CDM: Gebruiksnormen mest korten bij verdere droogte
Minister Schouten heeft de CDM om advies gevraagd over de mogelijke effecten van een verruiming van gebruiksregels van de Meststoffenwet, als de zomer van 2019 ook droog uitvalt - waar het nu, eind juli, alle schijn van heeft.
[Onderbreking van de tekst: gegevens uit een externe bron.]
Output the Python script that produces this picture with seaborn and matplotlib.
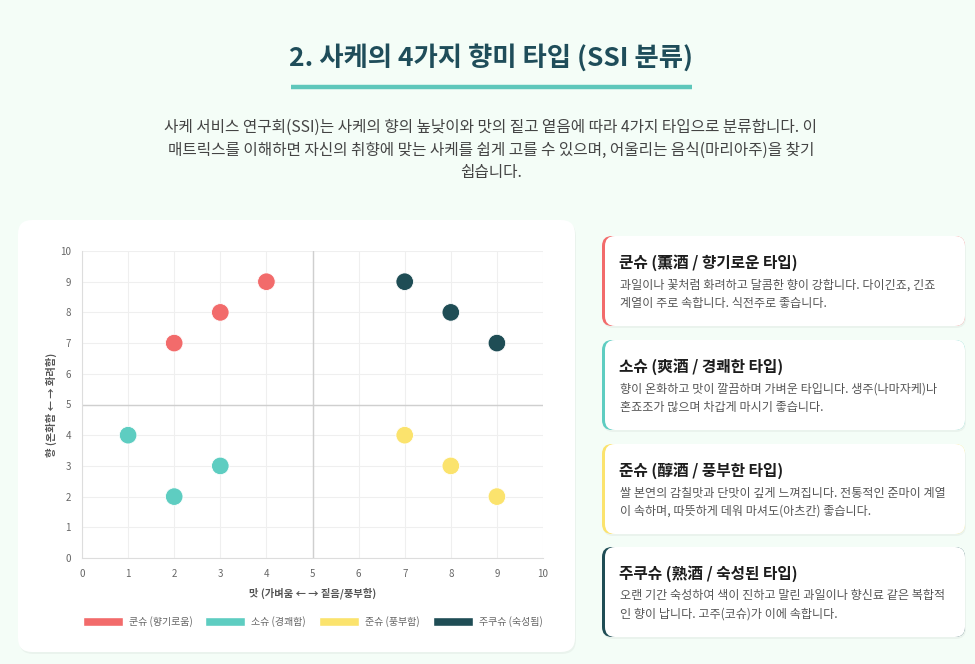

De commissie heeft daarop drie maatregelen onderzocht; het verlengen van de periode waarin drijfmest mag worden uitgereden, het verlengen van de periode waarin grasland mag worden gescheurd, en het verlengen van de termijn voor de inzaai van vanggewassen bij grasland. Maar geen van deze maatregelen is volgens de CDM nodig.
Korten
Een verlenging van de periode waarin drijfmest mag worden uitgereden ziet de commissie niet zitten. In najaar 2018 was de hoeveelheid minerale stof in de bodem relatief hoog, schrijft de CDM in haar advies, en dat leidde in de winter tot een hoge uitspoeling van nitraat in het bodemwater. De commissie adviseert daarom zelfs om te kijken of, afhankelijk van hoe het neerslagtekort zich ontwikkelt, de gebruiksnormen per 1 augustus of per 1 september te korten, en voor volgende jaren om de toediening van mest in het voorjaar of de vroege zomer te stimuleren.
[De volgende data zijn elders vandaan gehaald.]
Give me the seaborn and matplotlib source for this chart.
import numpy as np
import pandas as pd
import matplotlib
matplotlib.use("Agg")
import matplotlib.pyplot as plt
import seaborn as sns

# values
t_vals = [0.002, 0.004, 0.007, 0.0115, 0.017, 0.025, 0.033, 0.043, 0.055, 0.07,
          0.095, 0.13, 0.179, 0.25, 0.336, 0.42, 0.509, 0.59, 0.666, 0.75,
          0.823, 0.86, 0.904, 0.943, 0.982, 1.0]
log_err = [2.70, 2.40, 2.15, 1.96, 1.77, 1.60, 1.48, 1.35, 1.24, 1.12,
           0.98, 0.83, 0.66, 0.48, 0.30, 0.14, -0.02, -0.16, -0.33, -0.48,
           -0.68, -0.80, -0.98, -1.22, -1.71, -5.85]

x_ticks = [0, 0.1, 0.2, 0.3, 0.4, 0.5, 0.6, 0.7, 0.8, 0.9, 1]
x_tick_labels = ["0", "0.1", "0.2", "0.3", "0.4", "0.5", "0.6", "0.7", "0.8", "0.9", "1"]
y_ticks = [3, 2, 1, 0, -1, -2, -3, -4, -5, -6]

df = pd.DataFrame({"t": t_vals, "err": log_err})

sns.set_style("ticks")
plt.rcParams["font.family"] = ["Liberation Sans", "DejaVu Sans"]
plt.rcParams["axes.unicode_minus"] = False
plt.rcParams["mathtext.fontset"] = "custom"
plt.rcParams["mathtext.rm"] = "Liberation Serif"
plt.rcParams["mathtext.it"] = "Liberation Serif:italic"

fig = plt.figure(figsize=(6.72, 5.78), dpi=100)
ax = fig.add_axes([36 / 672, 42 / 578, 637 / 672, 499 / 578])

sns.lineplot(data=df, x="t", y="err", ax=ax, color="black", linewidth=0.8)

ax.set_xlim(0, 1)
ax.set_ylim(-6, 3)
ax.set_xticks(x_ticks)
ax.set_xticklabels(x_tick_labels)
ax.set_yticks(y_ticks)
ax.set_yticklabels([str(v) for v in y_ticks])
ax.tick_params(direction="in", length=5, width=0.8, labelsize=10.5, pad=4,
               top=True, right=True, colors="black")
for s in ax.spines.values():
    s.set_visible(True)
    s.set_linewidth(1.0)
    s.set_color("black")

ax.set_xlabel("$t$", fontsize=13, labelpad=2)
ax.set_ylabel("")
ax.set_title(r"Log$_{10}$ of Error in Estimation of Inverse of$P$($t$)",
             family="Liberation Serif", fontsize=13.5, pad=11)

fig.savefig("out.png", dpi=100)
Ook het verlengen van de periode waarin grasland mag worden gescheurd, vindt de CDM geen goed idee. Aanvullende bemesting bij het scheuren van grasland acht ze ongewenst.
Vangewassen
Wat vanggewassen betreft, stelt de Commissie dat het juist belangrijk is om die zo vroeg mogelijk te zaaien, zodat het gewas zoveel mogelijk minerale stikstof kan opnemen. Een dergelijk gewas dat na 1 oktober wordt ingezaaid zal vrijwel altijd minder stikstof 'vangen' dan een zelfde gewas dat voor 1 oktober is ingezaaid. Daarom wijst de Commissie ook een verlenging van de inzaaiperiode van vanggewassen af.
In weerwil van het uitgebrachte advies is het ministerie van LNV volgens een woordvoerder voorlopig nog niet van plan om de gebruiksnormen te korten.